Diğer taraftan, Anayasa’nın 169. maddesinde, herhangi bir ayrıma gidilmeksizin tüm orman çeşitleri bakımından devlete koruma ve genişletme için gerekli kanunları koyma ve tedbirleri alma yükümlülüğü getirilmiş, bütün ormanların gözetiminin devlete ait olması ve hangi çeşit olursa olsun ormanlara zarar verebilecek hiçbir faaliyet ve eyleme müsaade edilemeyeceği belirtilmiş, dolayısıyla devlet ormanlarının işletilmesinde gözetilmesi gereken anayasal ilkeler sayılmıştır.

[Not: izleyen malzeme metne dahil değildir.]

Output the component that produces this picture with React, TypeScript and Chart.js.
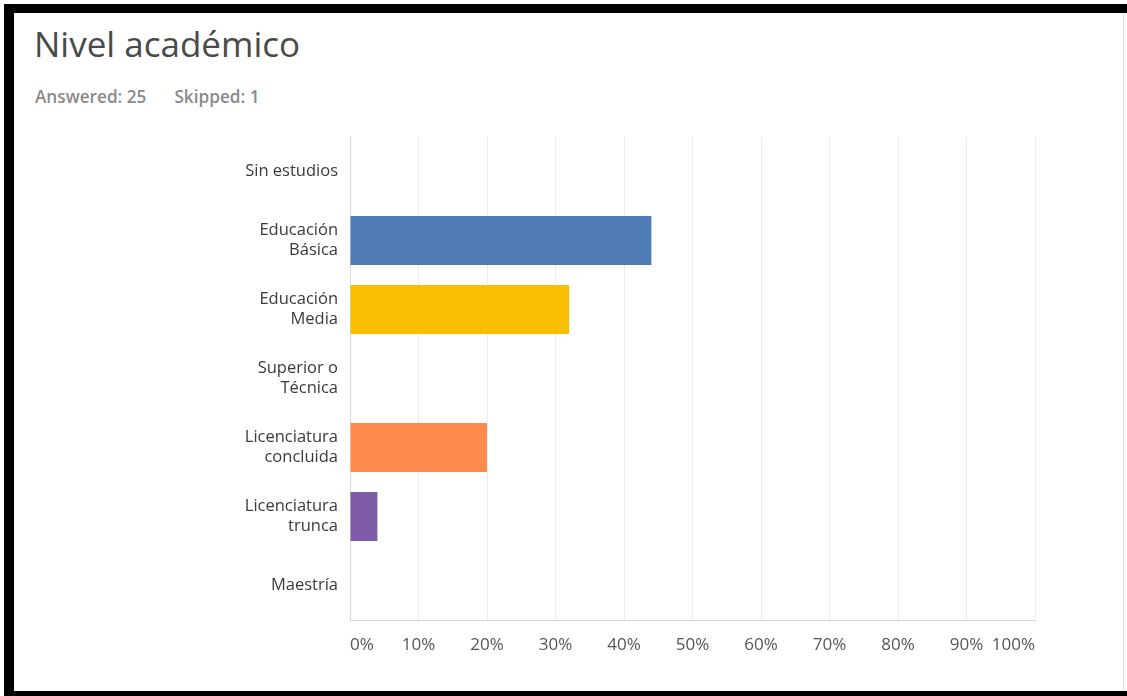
import React, { useEffect, useRef } from "react";
import { Chart, registerables } from "chart.js";

Chart.register(...registerables);

const title = "Nivel académico";
const answered = "Answered: 25";
const skipped = "Skipped: 1";

const categories: (string | string[])[] = [
  "Sin estudios",
  ["Educación", "Básica"],
  ["Educación", "Media"],
  ["Superior o", "Técnica"],
  ["Licenciatura", "concluida"],
  ["Licenciatura", "trunca"],
  "Maestría",
];
const percentages = [0, 44, 32, 0, 20, 4, 0];
const barColors = ["#6bc8cd", "#507cb6", "#f9be00", "#6bc8cd", "#ff8b4f", "#7d5ba6", "#dd57a1"];
const xTicks = [0, 10, 20, 30, 40, 50, 60, 70, 80, 90, 100];

const FONT = "'Open Sans', sans-serif";

export default function App() {
  const ref = useRef<HTMLCanvasElement | null>(null);

  useEffect(() => {
    if (!ref.current) return;
    const chart = new Chart(ref.current, {
      type: "bar",
      data: {
        labels: categories,
        datasets: [
          {
            data: percentages,
            backgroundColor: barColors,
            borderWidth: 0,
            categoryPercentage: 1,
            barPercentage: 0.71,
          },
        ],
      },
      options: {
        indexAxis: "y",
        responsive: false,
        animation: false,
        devicePixelRatio: 1,
        layout: { padding: { top: 13, right: 79, bottom: 5, left: 0 } },
        plugins: {
          legend: { display: false },
          tooltip: { enabled: false },
          title: { display: false },
        },
        scales: {
          x: {
            min: 0,
            max: 100,
            afterFit: (scale: any) => {
              scale.height = 50;
            },
            afterBuildTicks: (scale: any) => {
              scale.ticks = xTicks.map((v) => ({ value: v }));
            },
            grid: { color: "#ececec", lineWidth: 1, drawTicks: false },
            border: { display: true, color: "#dadada", width: 1 },
            ticks: {
              align: "inner",
              padding: 15,
              color: "#555",
              font: { family: FONT, size: 17 },
              maxRotation: 0,
              autoSkip: false,
              callback: (v: any) => `${v}%`,
            },
          },
          y: {
            afterFit: (scale: any) => {
              scale.width = 336;
            },
            grid: { display: false, drawTicks: false },
            border: { display: true, color: "#dadada", width: 1 },
            ticks: {
              padding: 12,
              color: "#3a3a3a",
              font: { family: FONT, size: 16.5, lineHeight: 1.2 },
              autoSkip: false,
            },
          },
        },
      },
    } as any);
    return () => chart.destroy();
  }, []);

  return (
    <div
      style={{
        position: "absolute",
        left: 0,
        top: 0,
        width: 1127,
        height: 696,
        background: "#fff",
        overflow: "hidden",
        fontFamily: FONT,
      }}
    >
      <div
        style={{
          position: "absolute",
          left: 4,
          top: 4,
          width: 1123,
          height: 692,
          boxSizing: "border-box",
          borderTop: "9px solid #000",
          borderLeft: "10px solid #000",
          borderBottom: "5px solid #000",
          background: "#fff",
        }}
      />
      <div
        style={{
          position: "absolute",
          left: 1123,
          top: 13,
          width: 1,
          height: 678,
          background: "#dddddd",
        }}
      />
      <div
        style={{
          position: "absolute",
          left: 34,
          top: 22,
          fontSize: 35,
          lineHeight: "44px",
          color: "#4a4a4a",
          fontWeight: 400,
          whiteSpace: "nowrap",
        }}
      >
        {title}
      </div>
      <div
        style={{
          position: "absolute",
          left: 35,
          top: 86,
          fontSize: 17.2,
          lineHeight: "22px",
          color: "#8a8a8a",
          fontWeight: 600,
          whiteSpace: "nowrap",
        }}
      >
        <span>{answered}</span>
        <span style={{ marginLeft: 28 }}>{skipped}</span>
      </div>
      <canvas
        ref={ref}
        width={1100}
        height={560}
        style={{ position: "absolute", left: 14, top: 115, width: 1100, height: 560 }}
      />
    </div>
  );
}
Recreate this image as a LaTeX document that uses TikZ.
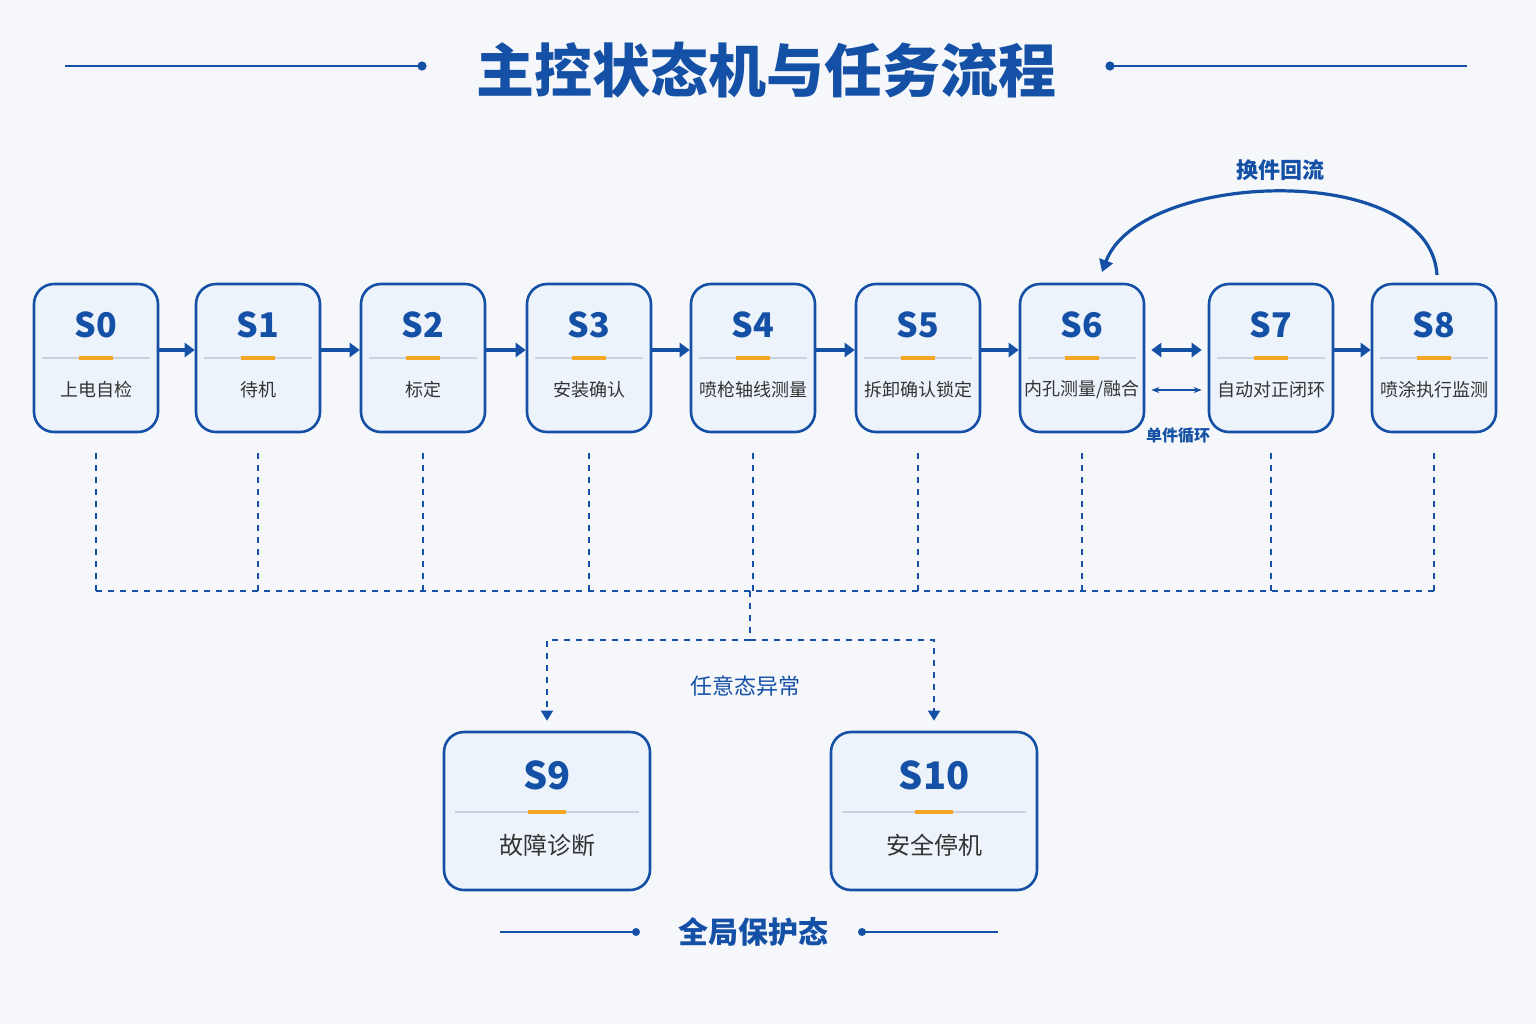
\documentclass[tikz,border=0pt]{standalone}
\usepackage{fontspec}
\setmainfont{Noto Sans CJK SC}
\usetikzlibrary{positioning, arrows.meta}
\definecolor{mainblue}{RGB}{20,80,165}
\definecolor{boxfill}{RGB}{237,243,251}
\definecolor{bgcol}{RGB}{245,247,250}
\definecolor{accent}{RGB}{245,166,35}
\definecolor{sepgray}{RGB}{200,210,222}
\tikzset{
  state/.style={draw=mainblue, line width=1.3pt, fill=boxfill, rounded corners=10pt, minimum width=124*0.5pt, minimum height=148*0.5pt},
  bigstate/.style={state, minimum width=206*0.5pt, minimum height=158*0.5pt},
  tag/.style={text=mainblue, font=\bfseries\fontsize{17}{17}\selectfont},
  stname/.style={text=black!80, font=\fontsize{9}{10}\selectfont},
  flow/.style={-{Triangle[length=5pt,width=7pt]}, draw=mainblue, line width=1.6pt},
  bus/.style={draw=mainblue, dashed, line width=0.8pt}
}
\begin{document}
\begin{tikzpicture}[x=0.5pt,y=-0.5pt]
\fill[bgcol] (0,0) rectangle (1536,1024);
% title
\node[text=mainblue, font=\bfseries\fontsize{29}{29}\selectfont] (title) at (766,70) {主控状态机与任务流程};
\draw[mainblue, line width=0.8pt] (65,66) -- (422,66);
\fill[mainblue] (422,66) circle (2.3pt);
\draw[mainblue, line width=0.8pt] (1110,66) -- (1467,66);
\fill[mainblue] (1110,66) circle (2.3pt);
% states
\foreach \n/\x/\lab in {0/96/上电自检, 1/258/待机, 2/423/标定, 3/589/安装确认, 4/753/喷枪轴线测量, 5/918/拆卸确认锁定, 6/1082/{内孔测量/融合}, 7/1271/自动对正闭环, 8/1434/喷涂执行监测}{
  \node[state] (s\n) at (\x,358) {};
  \node[tag] at (\x,325) {S\n};
  \draw[sepgray, line width=0.6pt] (\x-54,358) -- (\x+54,358);
  \draw[accent, line width=2pt] (\x-17,358) -- (\x+17,358);
  \node[stname] at (\x,390) {\lab};
}
% forward flow
\foreach \a/\b in {0/1, 1/2, 2/3, 3/4, 4/5, 5/6, 7/8}{
  \draw[flow] ([yshift=4pt]s\a.east) -- ([yshift=4pt]s\b.west);
}
\draw[flow, {Triangle[length=5pt,width=7pt]}-{Triangle[length=5pt,width=7pt]}] ([xshift=3pt,yshift=4pt]s6.east) -- ([xshift=-3pt,yshift=4pt]s7.west);
\draw[mainblue, line width=0.9pt, {Stealth[length=4pt]}-{Stealth[length=4pt]}] ([xshift=3pt,yshift=-16pt]s6.east) -- ([xshift=-3pt,yshift=-16pt]s7.west);
\node[text=mainblue, font=\bfseries\fontsize{8}{8}\selectfont] (loop) at (1178,436) {单件循环};
% part change return
\draw[mainblue, line width=1.6pt, -{Triangle[length=6pt,width=7pt]}] (1437,275) .. controls (1430,160) and (1140,170) .. (1102,272);
\node[text=mainblue, font=\bfseries\fontsize{11}{11}\selectfont] (ret) at (1280,170) {换件回流};
% fault bus
\foreach \n in {0,...,8}{
  \draw[bus] ([yshift=-10pt]s\n.south) -- ++(0,139);
}
\draw[bus] (96,591) -- (1437,591);
\coordinate (split) at (750,640);
\draw[bus] (750,591) -- (split);
\node[bigstate] (s9) at (547,811) {};
\node[bigstate] (s10) at (934,811) {};
\draw[bus, -{Triangle[length=5pt,width=6pt]}] (split) -| ([yshift=5pt]s9.north);
\draw[bus, -{Triangle[length=5pt,width=6pt]}] (split) -| ([yshift=5pt]s10.north);
\node[text=mainblue, font=\fontsize{11}{11}\selectfont] (any) at (745,686) {任意态异常};
\foreach \n/\x/\lab in {9/547/故障诊断, 10/934/安全停机}{
  \node[tag, font=\bfseries\fontsize{19}{19}\selectfont] at (\x,775) {S\n};
  \draw[sepgray, line width=0.6pt] (\x-92,812) -- (\x+92,812);
  \draw[accent, line width=2pt] (\x-19,812) -- (\x+19,812);
  \node[stname, font=\fontsize{12}{12}\selectfont] at (\x,845) {\lab};
}
% global protect
\node[text=mainblue, font=\bfseries\fontsize{15}{15}\selectfont] (glob) at (753,932) {全局保护态};
\draw[mainblue, line width=0.6pt] (500,932) -- (636,932);
\fill[mainblue] (636,932) circle (2pt);
\draw[mainblue, line width=0.6pt] (862,932) -- (998,932);
\fill[mainblue] (862,932) circle (2pt);
\end{tikzpicture}
\end{document}
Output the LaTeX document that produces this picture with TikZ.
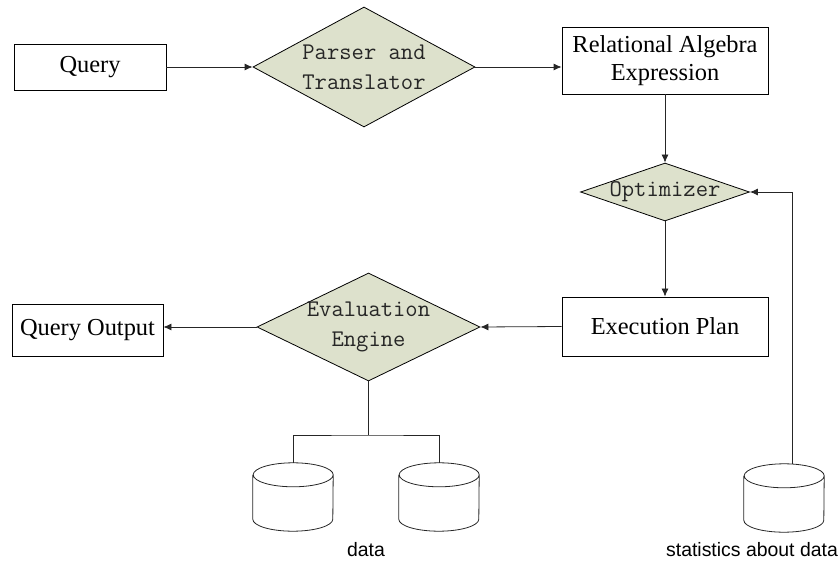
\documentclass[tikz,border=0pt]{standalone}
\usepackage{fontspec}
\setmainfont{Liberation Serif}
\setsansfont{Liberation Sans}
\usetikzlibrary{arrows.meta,positioning,shapes.geometric}
\definecolor{stepfill}{RGB}{221,225,204}

\begin{document}
\begin{tikzpicture}[
        x=1bp, y=-1bp,
        every node/.style={font=\fontsize{24.5}{28}\selectfont, align=center},
        box/.style={draw, line width=0.8bp, inner sep=0pt},
        decision/.style={diamond, draw, line width=0.8bp, fill=stepfill,
            inner sep=-2bp, text=black!85,
            font=\ttfamily\fontsize{24}{30}\selectfont},
        db/.style={minimum width=80bp, minimum height=68bp, inner sep=0pt},
        caption/.style={font=\sffamily\fontsize{19.5}{22}\selectfont},
        link/.style={draw, line width=0.8bp, black!85},
        arr/.style={link, -{Latex[length=8bp,width=7bp]}},
    ]
    \useasboundingbox (0,0) rectangle (839,561);

    % main flow
    \node[box, minimum width=152bp, minimum height=46bp] (query) at (90,67) {Query};
    \node[decision, aspect=1.85, minimum width=222bp, minimum height=120bp]
        (parse) at (364,67) {Parser and\\Translator};
    \node[box, minimum width=206bp, minimum height=67bp] (ra) at (665,60.5)
        {Relational Algebra\\Expression};
    \node[decision, aspect=2.9, minimum width=169bp, minimum height=58bp]
        (opt) at (665,192) {Optimizer};
    \node[box, minimum width=206bp, minimum height=59bp] (plan) at (665,326.5)
        {Execution Plan};
    \node[decision, aspect=2.06, inner ysep=-5bp, minimum width=223bp,
        minimum height=108bp] (eval) at (368.5,327) {Evaluation\\Engine};
    \node[box, minimum width=151bp, minimum height=52bp] (out) at (87.5,330)
        {Query Output};

    % storage
    \node[db] (db1) at (293,497) {};
    \node[db] (db2) at (439,497) {};
    \node[db] (stats) at (784,498) {};
    \foreach \c in {db1,db2,stats} {
        \draw[link] ([yshift=-12bp]\c.north west) -- ([yshift=12bp]\c.south west)
            arc[start angle=180, end angle=360, x radius=40bp, y radius=12bp]
            -- ([yshift=-12bp]\c.north east)
            arc[start angle=0, end angle=360, x radius=40bp, y radius=12bp];
    }
    \node[caption] (datalbl) at (366,550) {data};
    \node[caption] (statslbl) at (752,550) {statistics about data};
    \coordinate (split) at (368.5,435);

    \draw[arr] (query.east) -- (parse.west);
    \draw[arr] (parse.east) -- (parse.east -| ra.west);
    \draw[arr] (ra.south) -- (opt.north);
    \draw[arr] (opt.south) -- (plan.north);
    \draw[arr] (plan.west) -- (eval.east);
    \draw[arr] (eval.west) -- (eval.west -| out.east);
    \draw[link] (eval.south) -- (split);
    \draw[link] (db1.north) |- (split) -| (db2.north);
    \draw[arr] ([xshift=8bp]stats.north) |- (opt.east);
\end{tikzpicture}
\end{document}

Orman vasıflı taşınmazlar ve bunların kullanımına ilişkin usul ve esaslar 6831 sayılı Orman Kanunu’nda düzenlenmiştir. 6831 sayılı Kanun'un 17. maddesinin birinci fıkrasında, "(...) her çeşit bina, ağıl ve hayvanların barınmasına mahsus yerler yapılması, tarla açılması, işlenmesi, ekilmesi ve orman içinde yerleşilmesi yasaktır." kuralına yer verilmek suretiyle orman arazileri üzerinde yapılaşma kural olarak yasaklanmıştır. Maddenin üçüncü fıkrasında ise, savunma, ulaşım, enerji, haberleşme, su, atık su, petrol, doğal gaz, altyapı, katı atık bertaraf ve düzenli depolama tesislerinin; baraj, gölet, sokak hayvanları bakımevi ve mezarlıkların; Devlete ait sağlık, eğitim, adlî hizmet ve spor tesisleri ile ceza infaz kurumlarının ve bunlarla ilgili her türlü yer ve binanın Devlet ormanları üzerinde bulunması veya yapılmasında kamu yararı ve zaruret olması hâlinde gerçek ve tüzel kişilere bedeli mukabilinde Tarım ve Orman Bakanlığınca izin verilebileceği kurala bağlanmıştır.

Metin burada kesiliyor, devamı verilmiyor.